With our knowledge of iterators, we can implement the execution rule of a for statement in terms of while, assignment, and try statements.

In [38]:
items = counts.__iter__()
try:
    while True:
        item = items.__next__()
        print(item)
except StopIteration:
    pass

1
2
3


Above, the iterator returned by invoking the `__iter__` method of counts is bound to a name items so that it can be queried for each element in turn. The handling clause for the `StopIteration` exception does nothing, but handling the exception provides a control mechanism for exiting the while loop.

To use an iterator in a for loop, the iterator must also have an __iter__ method. The Iterator types (http://docs.python.org/3/library/stdtypes.html#iterator-types) section of the Python docs suggest that an iterator have an `__iter__` method that returns the iterator itself, so that all iterators are iterable.

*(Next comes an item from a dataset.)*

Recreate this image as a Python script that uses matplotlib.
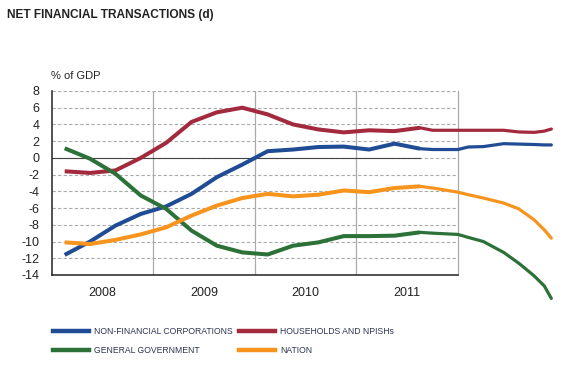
### Load packages

import matplotlib
matplotlib.use("Agg")
import matplotlib.pyplot as plt

### Data (% of GDP), quarterly observations then projection

quarters = [0.125, 0.375, 0.625, 0.875, 1.125, 1.375, 1.625, 1.875,
            2.125, 2.375, 2.625, 2.875, 3.125, 3.375, 3.625]
nfc = [-11.6, -10.0, -8.1, -6.7, -5.8, -4.3, -2.3, -0.8,
       0.8, 1.0, 1.3, 1.35, 1.0, 1.7, 1.1]
households = [-1.6, -1.8, -1.5, 0.0, 1.8, 4.3, 5.45, 6.0,
              5.2, 4.0, 3.4, 3.05, 3.3, 3.2, 3.6]
government = [1.15, -0.1, -1.9, -4.5, -6.1, -8.7, -10.5, -11.3,
              -11.55, -10.5, -10.1, -9.35, -9.35, -9.3, -8.9]
nation = [-10.1, -10.3, -9.8, -9.15, -8.3, -6.9, -5.7, -4.8,
          -4.3, -4.6, -4.4, -3.9, -4.1, -3.6, -3.4]

proj_x = [3.625, 3.75, 4.0, 4.1, 4.25, 4.45, 4.6, 4.75, 4.85, 4.92]
nfc_proj = [1.1, 1.0, 1.0, 1.3, 1.35, 1.7, 1.65, 1.6, 1.55, 1.55]
households_proj = [3.6, 3.3, 3.3, 3.3, 3.3, 3.3, 3.1, 3.05, 3.2, 3.45]
government_proj = [-8.9, -9.0, -9.15, -9.5, -10.0, -11.3, -12.6, -14.1, -15.3, -16.8]
nation_proj = [-3.4, -3.6, -4.1, -4.4, -4.8, -5.4, -6.1, -7.4, -8.6, -9.6]

years = ["2008", "2009", "2010", "2011"]
yticks = [8, 6, 4, 2, 0, -2, -4, -6, -8, -10, -12, -14]

labels = ["NON-FINANCIAL CORPORATIONS", "HOUSEHOLDS AND NPISHs",
          "GENERAL GOVERNMENT", "NATION"]
colors = ["#1f4c94", "#a32a3d", "#2b7138", "#f7941e"]

### Figure

plt.rcParams['font.family'] = ["Liberation Sans", "DejaVu Sans"]

fig = plt.figure(figsize=(5.77, 3.75), dpi=100)
ax = fig.add_axes([0.0901, 0.2667, 0.7036, 0.4907])

ax.set_xlim(0, 4)
ax.set_ylim(-14, 8)

# grid
for y in yticks:
    ax.axhline(y, color="#aaaaaa", lw=0.8, ls=(0, (3, 2)), zorder=1)
for x in [1, 2, 3]:
    ax.axvline(x, color="#aaaaaa", lw=0.9, zorder=1)
ax.plot([0, 3.625], [0, 0], color="#444444", lw=0.8, zorder=2)

series = [(nfc, nfc_proj), (households, households_proj),
          (government, government_proj), (nation, nation_proj)]
for (obs, proj), c in zip(series, colors):
    ax.plot(quarters, obs, color=c, lw=2.9, solid_capstyle="butt",
            solid_joinstyle="round", zorder=3, clip_on=False)
    ax.plot(proj_x, proj, color=c, lw=2.3, solid_capstyle="round",
            zorder=3, clip_on=False)

ax.spines["top"].set_visible(False)
ax.spines["right"].set_color("#aaaaaa")
ax.spines["right"].set_linewidth(0.9)
ax.spines["left"].set_color("#222222")
ax.spines["bottom"].set_color("#222222")
ax.spines["left"].set_linewidth(1.1)
ax.spines["bottom"].set_linewidth(1.1)

ax.set_yticks(yticks)
ax.set_yticklabels([str(v) for v in yticks], fontsize=9)
ax.set_xticks([0.5, 1.5, 2.5, 3.5])
ax.set_xticklabels(years, fontsize=9)
ax.tick_params(length=0, pad=9, colors="#222222")
ax.tick_params(axis="x", pad=9)

fig.text(7 / 577, 1 - 15 / 375, "NET FINANCIAL TRANSACTIONS (d)", fontsize=8.6,
         fontweight="bold", color="#222222", va="center")
fig.text(51 / 577, 1 - 76 / 375, "% of GDP", fontsize=8, color="#222222",
         va="center")

### Legend

handles = [plt.Line2D([], [], color=c, lw=3.2) for c in colors]
order = [0, 2, 1, 3]
leg = fig.legend([handles[i] for i in order], [labels[i] for i in order],
                 ncol=2, loc="upper left", bbox_to_anchor=(0.078, 0.148),
                 frameon=False, handlelength=4.2, handletextpad=0.6,
                 columnspacing=0.7, labelspacing=1.1,
                 prop={"size": 6.2})
for t in leg.get_texts():
    t.set_color("#2e3550")

fig.savefig("out.png", dpi=100)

## Generators and Yield Statements

The Letters and Positives objects above require us to introduce a new field self.current into our object to keep track of progress through the sequence. With simple sequences like those shown above, this can be done easily. With complex sequences, however, it can be quite difficult for the `__next__` method to save its place in the calculation. Generators allow us to define more complicated iterations by leveraging the features of the Python interpreter.

A generator is an iterator returned by a special class of function called a generator function. Generator functions are distinguished from regular functions in that rather than containing return statements in their body, they use yield statement to return elements of a series.

Generators do not use attributes of an object to track their progress through a series. Instead, they control the execution of the generator function, which runs until the next yield statement is executed each time the generator's `__next__` method is invoked. The Letters iterator can be implemented much more compactly using a generator function.